Sobre 1585, Antonio de Sepúlveda, un comerciante radicado en la cercana Santa Fe de Bogotá, hizo otro intento en la Laguna de Guatavita. Mandó construir un poblado en las cercanías y reclutó a miles de trabajadores indígenas (hay antecedentes de que los indios cobraban por estos trabajos) para abrir un tajo en la tierra que rodeaba la laguna y hacer que el agua cayera por la ladera de la montaña. De esta forma consiguió reducir el nivel del agua en 20 metros, hasta que se produjo un derrumbe, que acabó con la vida de muchos trabajadores y con la empresa. No obstante, consiguió un beneficio de 12.000 pesos extraídos del fondo. ¿De dónde había salido todo ese oro?
Siguieron los intentos: Antonio Berrío (entre 1584 y 1595), Domingo de Vera e Irigoyen (1593), el corsario británico Walter Raleigh (1595), el padre José Cabarte (sobre 1700), Manuel Centurión (entre 1770 y 1780). Pero todos fracasaron, la mina de oro de El Dorado, luego adornada con la imagen de una fantástica ciudad construida en oro, no aparecía. ¿Se trataba sólo de una leyenda? Hoy sabemos que no.
En 1969, en una olvidada cueva de Pasca apareció la “balsa muisca”, una delicada pieza de orfebrería en oro que reproduce la escena de la coronación de los reyes muiscas, con todos sus protagonistas “bañados” en polvo de oro (se había encontrado otra en 1856, pero supuestamente se hundió en un barco y no se pudo estudiar). La leyenda cobraba vida, pero… ¿de dónde venía y había acabado tanto oro?

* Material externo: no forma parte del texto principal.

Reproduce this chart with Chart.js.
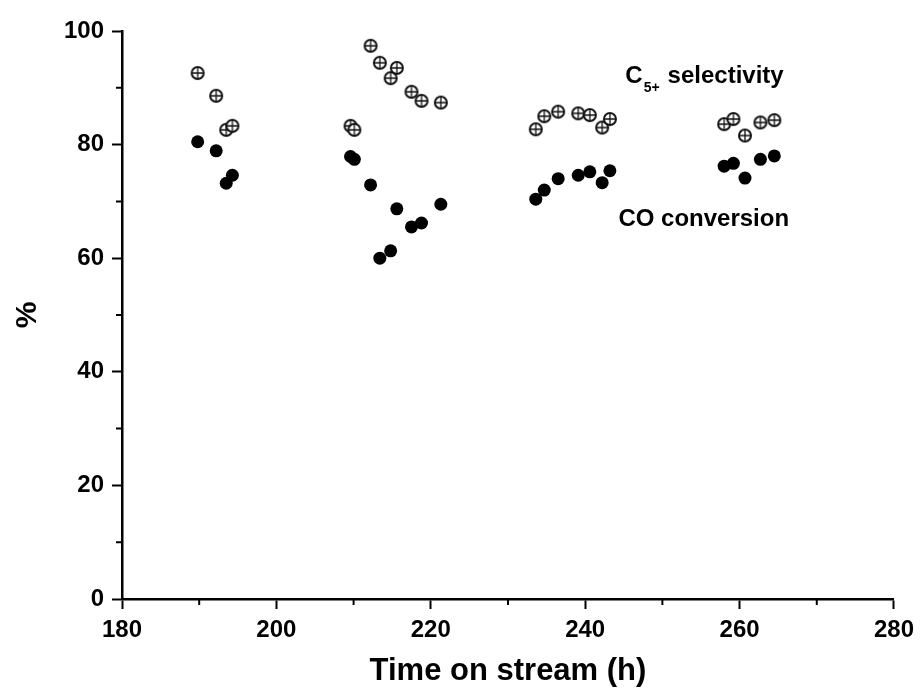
<!DOCTYPE html>
<html>
<head>
<meta charset="utf-8">
<script src="https://cdn.jsdelivr.net/npm/chart.js@4.4.1/dist/chart.umd.min.js"></script>
<style>
  body { margin: 0; background: #fff; }
  #wrap { width: 921px; height: 691px; }
</style>
</head>
<body>
<div id="wrap"><canvas id="streamChart" width="921" height="691"></canvas></div>
<script>
// hours on stream, shared by both series
const timeOnStream = [189.8, 192.2, 193.5, 194.3,
  209.6, 210.1, 212.2, 213.4, 214.8, 215.6, 217.5, 218.8, 221.3,
  233.6, 234.7, 236.5, 239.1, 240.6, 242.2, 243.2,
  258.0, 259.2, 260.7, 262.7, 264.5];
const c5Selectivity = [92.6, 88.6, 82.6, 83.3,
  83.3, 82.6, 97.4, 94.4, 91.7, 93.5, 89.3, 87.7, 87.4,
  82.7, 85.0, 85.8, 85.5, 85.2, 83.0, 84.5,
  83.6, 84.5, 81.6, 83.9, 84.3];
const coConversion = [80.5, 78.9, 73.2, 74.6,
  77.9, 77.4, 72.9, 60.0, 61.3, 68.7, 65.5, 66.2, 69.5,
  70.4, 72.0, 74.0, 74.6, 75.2, 73.3, 75.4,
  76.2, 76.7, 74.1, 77.4, 78.0];
const xTicks = [180, 200, 220, 240, 260, 280];
const yTicks = [0, 20, 40, 60, 80, 100];

const FONT = "'Liberation Sans', Arial, sans-serif";

// open circle with a cross through it
function crossedCircle() {
  const c = document.createElement('canvas');
  c.width = 16; c.height = 16;
  const g = c.getContext('2d');
  g.fillStyle = '#fff';
  g.strokeStyle = '#111';
  g.lineWidth = 2;
  g.beginPath(); g.arc(8, 8, 6, 0, Math.PI * 2); g.fill(); g.stroke();
  g.lineWidth = 1.3;
  g.beginPath();
  g.moveTo(2, 8); g.lineTo(14, 8);
  g.moveTo(8, 2); g.lineTo(8, 14);
  g.stroke();
  return c;
}

// short ticks halfway between the labelled ones
const minorTicks = {
  id: 'minorTicks',
  afterDraw(chart) {
    const ctx = chart.ctx;
    ctx.save();
    ctx.strokeStyle = '#000';
    ctx.lineWidth = 2;
    const xs = chart.scales.x, ys = chart.scales.y;
    ctx.beginPath();
    for (let i = 0; i < xTicks.length - 1; i++) {
      const px = xs.getPixelForValue((xTicks[i] + xTicks[i + 1]) / 2);
      ctx.moveTo(px, ys.bottom); ctx.lineTo(px, ys.bottom + 6);
    }
    for (let i = 0; i < yTicks.length - 1; i++) {
      const py = ys.getPixelForValue((yTicks[i] + yTicks[i + 1]) / 2);
      ctx.moveTo(xs.left, py); ctx.lineTo(xs.left - 6, py);
    }
    ctx.stroke();
    ctx.restore();
  }
};

// series names written next to the points
const seriesLabels = {
  id: 'seriesLabels',
  afterDraw(chart) {
    const ctx = chart.ctx;
    const xs = chart.scales.x, ys = chart.scales.y;
    ctx.save();
    ctx.fillStyle = '#000';
    ctx.textBaseline = 'alphabetic';
    ctx.textAlign = 'left';

    let x = xs.getPixelForValue(245.2);
    let y = ys.getPixelForValue(90.8);
    ctx.font = 'bold 24px ' + FONT;
    ctx.fillText('C', x, y);
    x += ctx.measureText('C').width + 1;
    ctx.font = 'bold 14px ' + FONT;
    ctx.fillText('5+', x, y + 9);
    x += ctx.measureText('5+').width + 8;
    ctx.font = 'bold 24px ' + FONT;
    ctx.fillText('selectivity', x, y);

    ctx.fillText('CO conversion', xs.getPixelForValue(244.3), ys.getPixelForValue(65.7));
    ctx.restore();
  }
};

const ctx = document.getElementById('streamChart').getContext('2d');

new Chart(ctx, {
  type: 'scatter',
  data: {
    datasets: [
      {
        label: 'CO conversion',
        data: timeOnStream.map((t, i) => ({ x: t, y: coConversion[i] })),
        pointStyle: 'circle',
        pointRadius: 6.5,
        backgroundColor: '#000',
        borderColor: '#000',
        borderWidth: 0,
      },
      {
        label: 'C5+ selectivity',
        data: timeOnStream.map((t, i) => ({ x: t, y: c5Selectivity[i] })),
        pointStyle: crossedCircle(),
      },
    ],
  },
  options: {
    responsive: false,
    animation: false,
    layout: { padding: { top: 31, right: 24, left: 0, bottom: 0 } },
    plugins: {
      legend: { display: false },
      tooltip: { enabled: false },
    },
    scales: {
      x: {
        type: 'linear',
        min: 180,
        max: 280,
        afterBuildTicks: s => { s.ticks = xTicks.map(v => ({ value: v })); },
        afterFit: s => { s.height = 92; },
        border: { display: true, color: '#000', width: 2.5 },
        grid: { drawOnChartArea: false, drawTicks: true, tickLength: 10, tickColor: '#000', tickWidth: 2 },
        ticks: { color: '#000', padding: 7, maxRotation: 0, font: { family: FONT, size: 24, weight: 'bold' } },
        title: {
          display: true,
          text: 'Time on stream (h)',
          color: '#000',
          padding: { top: 0, bottom: 1 },
          font: { family: FONT, size: 31, weight: 'bold' },
        },
      },
      y: {
        type: 'linear',
        min: 0,
        max: 100,
        afterBuildTicks: s => { s.ticks = yTicks.map(v => ({ value: v })); },
        afterFit: s => { s.width = 122; },
        border: { display: true, color: '#000', width: 2.5 },
        grid: { drawOnChartArea: false, drawTicks: true, tickLength: 10, tickColor: '#000', tickWidth: 2 },
        ticks: { color: '#000', padding: 8, font: { family: FONT, size: 24, weight: 'bold' } },
        title: {
          display: true,
          text: '%',
          color: '#000',
          padding: { top: 10, bottom: 0 },
          font: { family: FONT, size: 30, weight: 'bold' },
        },
      },
    },
  },
  plugins: [minorTicks, seriesLabels],
});
</script>
</body>
</html>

Investigaciones recientes, encabezadas por Alicia Villegas, directora del Museo del Oro en Bogotá y un equipo internacional, demuestran que nunca existió la mina de El Dorado. La huella química del oro muisca revela que estos no lo obtenían de sus tierras sino a través del comercio con otras tribus indígenas que vivían en la otra margen del río Magdalena (barrera natural), por medio del intercambio de… sal.
La verdadera fuente de riqueza de los muiscas era, por tanto, la sal. En su territorio controlaban extraños manantiales de agua salada, lejos de la costa, que les daba acceso a un bien muy preciado en el mundo antiguo. La sal era su verdadera moneda de cambio y de atesoramiento. Para ellos, el oro solo servía para ornamentar sus casas y altares, no se usaba otra cosa. Para ellos carecía del valor que le daban los españoles, por eso lo entregaban con cierta indiferencia.

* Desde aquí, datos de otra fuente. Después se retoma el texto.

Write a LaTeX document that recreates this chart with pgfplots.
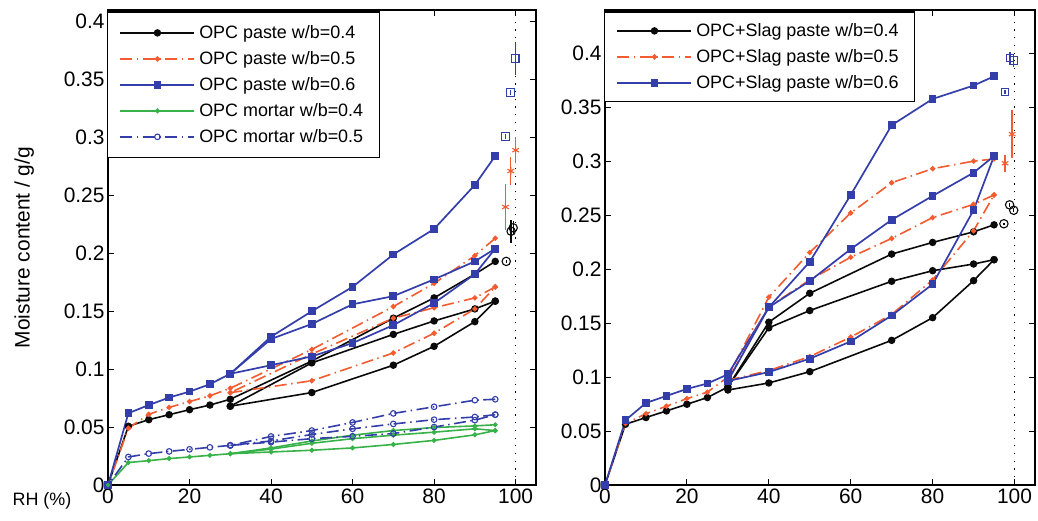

En definitiva, los conquistadores realmente se habían hecho con El Dorado ¡sin saberlo! Sin mucho esfuerzo habían fundido 80 toneladas de oro, obtenidas de pequeños objetos y joyas repartidos en miles de pequeñas piezas, conseguidas en un centenar de pequeños poblados. Todos los demás intentos por encontrar la “gran fuente de oro” eran fútiles porque ésta nunca existió.

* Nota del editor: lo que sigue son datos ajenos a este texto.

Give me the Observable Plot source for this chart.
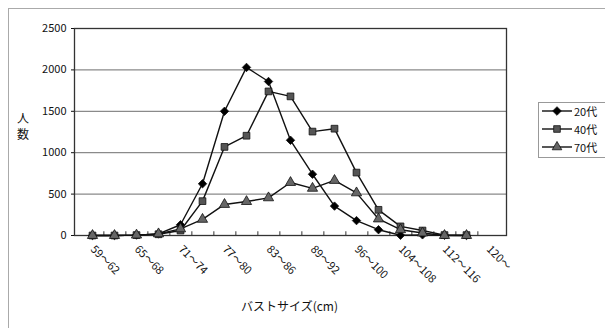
<!DOCTYPE html>
<html><head><meta charset="utf-8">
<script src="https://cdn.jsdelivr.net/npm/d3@7"></script>
<script src="https://cdn.jsdelivr.net/npm/@observablehq/plot@0.6"></script>
<style>
body{margin:0;background:#fff;font-family:"Noto Sans CJK JP","Noto Sans",sans-serif;color:#111;}
#wrap{position:relative;width:605px;height:328px;overflow:hidden;}
#border{position:absolute;left:8px;top:8px;width:640px;height:360px;border:1px solid #aaa;}
#chart{position:absolute;left:0;top:0;}
.yt{position:absolute;left:16px;font-size:12px;line-height:13px;width:14px;text-align:center;}
#xtitle{position:absolute;left:241px;top:297px;font-size:12px;white-space:nowrap;}
#legend{position:absolute;left:538px;top:102px;width:80px;height:54px;border:1px solid #999;background:#fff;}
.li{position:absolute;left:3px;height:14px;font-size:11px;line-height:14px;display:flex;align-items:center;}
.li svg{margin-right:2px;}
</style></head>
<body><div id="wrap"><div id="border"></div><div id="chart"></div>
<div class="yt" style="top:111px">人</div><div class="yt" style="top:127px">数</div>
<div id="xtitle">バストサイズ(cm)</div><div id="legend"></div></div>
<script>
const categories = ["59～62","62～65","65～68","68～71","71～74","74～77","77～80","80～83","83～86","86～89","89～92","92～96","96～100","100～104","104～108","108～112","112～116","116～120","120～"];
const tickLabels = categories.filter((d, i) => i % 2 === 0);
const series = ["20代", "40代", "70代"];
const v20 = [0, 0, 5, 20, 130, 625, 1500, 2030, 1860, 1150, 740, 355, 180, 70, 3, 8, 2, 0];
const v40 = [0, 0, 5, 15, 60, 415, 1070, 1205, 1740, 1680, 1255, 1290, 760, 310, 110, 60, 5, 5];
const v70 = [0, 0, 5, 20, 80, 195, 375, 410, 455, 640, 570, 665, 515, 200, 70, 30, 0, 0];
const yTicks = [0, 500, 1000, 1500, 2000, 2500];
const gridLines = [500, 1000, 1500, 2000];
const symbols = ["diamond2", "square", "triangle"];
const fills = ["#000", "#555", "#666"];

const data = [];
[v20, v40, v70].forEach((vals, si) => vals.forEach((v, i) => data.push({cat: categories[i], value: v, series: series[si]})));

const W = 530, ML = 74, MR = 24;
const step = (W - ML - MR) / categories.length;
const font = '"Noto Sans CJK JP","Noto Sans",sans-serif';

const plot = Plot.plot({
  width: W, height: 328, marginLeft: ML, marginRight: MR, marginTop: 28, marginBottom: 93,
  style: {fontFamily: font, fontSize: "11px", color: "#111", background: "transparent", overflow: "visible"},
  x: {type: "point", domain: categories, padding: 0.5, align: 0.5},
  y: {domain: [0, 2500]},
  symbol: {domain: series, range: symbols},
  color: {domain: series, range: fills},
  marks: [
    Plot.ruleY(gridLines, {stroke: "#8a8a8a", strokeWidth: 1.3}),
    Plot.ruleX(categories.slice(0, -1), {x: d => d, dx: step / 2, y1: 0, y2: 45, stroke: "#333"}),
    Plot.frame({stroke: "#333", strokeWidth: 1.3}),
    Plot.line(data, {x: "cat", y: "value", z: "series", stroke: "#111", strokeWidth: 1.4}),
    Plot.dot(data, {x: "cat", y: "value", symbol: "series", fill: "series", stroke: "#111", strokeWidth: 0.8, r: 3.8}),
    Plot.axisY({ticks: yTicks, tickFormat: d3.format("d"), tickSize: 3, tickPadding: 5, label: null, fontSize: "11px"}),
    Plot.axisX({ticks: tickLabels, tickSize: 0, tickPadding: 12, tickRotate: 45, label: null, fontSize: "11px"})
  ]
});
document.getElementById("chart").appendChild(plot);

// legend
const leg = document.getElementById("legend");
const symPaths = {
  diamond2: d3.symbol(d3.symbolDiamond2, 48)(),
  square: d3.symbol(d3.symbolSquare, 44)(),
  triangle: d3.symbol(d3.symbolTriangle, 40)()
};
series.forEach((s, i) => {
  const el = document.createElement("div");
  el.className = "li";
  el.style.top = (1 + i * 18) + "px";
  el.innerHTML = `<svg width="30" height="12"><line x1="0" x2="30" y1="6" y2="6" stroke="#111" stroke-width="1.4"/><path transform="translate(15,6)" d="${symPaths[symbols[i]]}" fill="${fills[i]}" stroke="#111" stroke-width="0.8"/></svg><span>${s}</span>`;
  leg.appendChild(el);
});
</script>
</body></html>
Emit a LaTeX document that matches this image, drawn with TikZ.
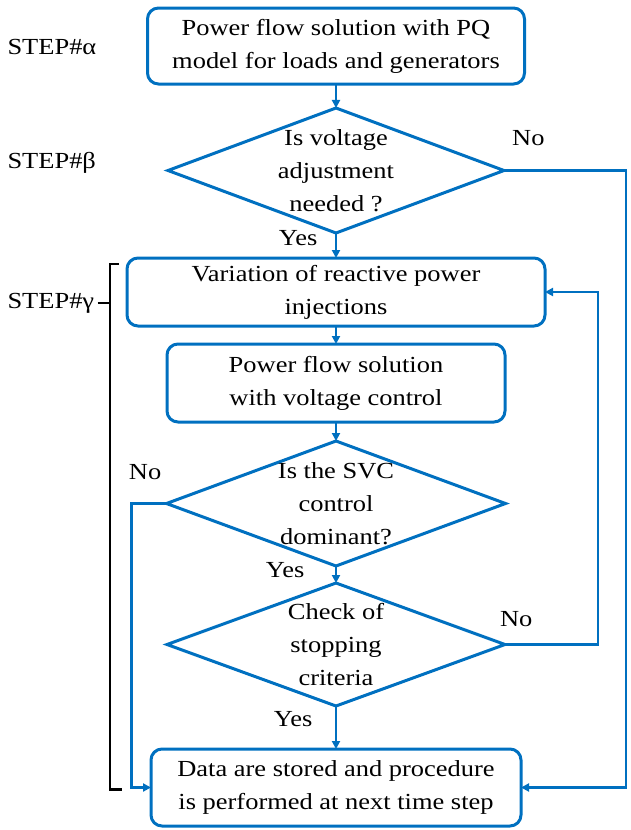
\documentclass[tikz,border=0pt]{standalone}
\usepackage{fontspec}
\setmainfont{Liberation Serif}[FakeStretch=1.15]
\usetikzlibrary{shapes.geometric, arrows.meta, positioning, calc}
\definecolor{flowblue}{RGB}{0,112,192}

\begin{document}
\begin{tikzpicture}[
    x=1pt, y=1pt,
    every node/.style={font=\fontsize{23}{33}\selectfont},
    procbox/.style={rectangle, draw=flowblue, line width=3pt, rounded corners=11pt, inner sep=0pt, outer sep=0pt, align=center},
    decision/.style={diamond, draw=flowblue, line width=3pt, inner sep=0pt, outer sep=0pt},
    steplabel/.style={anchor=west},
    arrow/.style={-{Triangle[length=8pt, width=8pt]}, draw=flowblue, line width=2.6pt},
    bracket/.style={draw=black, line width=2.2pt},
]
\useasboundingbox (0,0) rectangle (630,-830);

% ============ Main column ============
\node[procbox, minimum width=377pt, minimum height=76pt] (pq) at (336,-46) {Power flow solution with PQ\\model for loads and generators};

\node[decision, minimum width=336pt, minimum height=125pt, below=24pt of pq,
      label={[align=center]center:Is voltage\\adjustment\\needed ?}] (adj) {};

\node[procbox, minimum width=418pt, minimum height=68pt, below=25pt of adj] (var) {Variation of reactive power\\injections};
\node[procbox, minimum width=338pt, minimum height=78pt, below=18pt of var] (pfvc) {Power flow solution\\with voltage control};

\node[decision, minimum width=339pt, minimum height=125pt, below=19pt of pfvc,
      label={[align=center]center:Is the SVC\\control\\dominant?}] (svc) {};
\node[decision, minimum width=338pt, minimum height=123pt, below=17pt of svc,
      label={[align=center]center:Check of\\stopping\\criteria}] (stop) {};

\node[procbox, minimum width=370pt, minimum height=77pt, below=43pt of stop] (data) {Data are stored and procedure\\is performed at next time step};

% ============ Step labels ============
\node[steplabel] (stepa) at (4,-47) {STEP\#α};
\node[steplabel] (stepb) at (4,-163) {STEP\#β};
\node[steplabel] (stepg) at (4,-303) {STEP\#γ};

\draw[bracket] ([xshift=-8pt, yshift=-6pt]var.north west) -| ([xshift=-41pt, yshift=-2pt]data.west) -- ++(12pt,0);
\draw[bracket] (stepg.east) -- ++(11pt,0);

% ============ Arrows ============
\draw[arrow] (pq) -- (adj);
\draw[arrow] (adj) -- node[left=14pt, pos=0.2] {Yes} (var);
\draw[arrow] (var) -- (pfvc);
\draw[arrow] (pfvc) -- (svc);
\draw[arrow] (svc) -- node[left=27pt, pos=0.24] {Yes} (stop);
\draw[arrow] (stop) -- node[left=19pt, pos=0.3] {Yes} (data);

% loops
\draw[arrow] (adj.east) -- node[above=20pt, pos=0.2] {No} ++(122pt,0) |- (data.east);
\draw[arrow] (stop.east) -- node[above=13pt, pos=0.12] {No} ++(93pt,0) |- (var.east);
\draw[arrow] (svc.west) -- node[above=19pt, pos=0.61] {No} ++(-35pt,0) |- (data.west);

\end{tikzpicture}
\end{document}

Temo que con big data ocurra un poco lo mismo: que por buscar la panacea, la gran “mina de datos” que nos permita dar el “gran salto”, estemos desperdiciando miles de pequeñas oportunidades de mejora en procesos o en nuevos negocios con clientes, a los que no prestamos la suficiente atención o dedicamos pocos recursos. Porque estas oportunidades más pequeñas, sumadas, pueden generar un volumen similar al nuevo negocio que estamos tratando de captar.
Aunque claro, para esto tenemos que perseverar en industrializar formas de análisis, en machine learning, en mejorar y hacer más productivo el almacenamiento de datos… Tratar de tener a los mejores profesionales y la mente más abierta. Y no caer en la trampa de los “grandes casos de negocio”. Porque, como dijo el Panquiaco, el hijo del cacique Comagre, al intercambiar su oro con la tropa de Vasco Núñez de Balboa: “Mas empero, si tanta gana de oro tenéis, que desasoseguéis y aun matéis los que lo tienen, yo os mostraré una tierra donde os hartéis de ello”.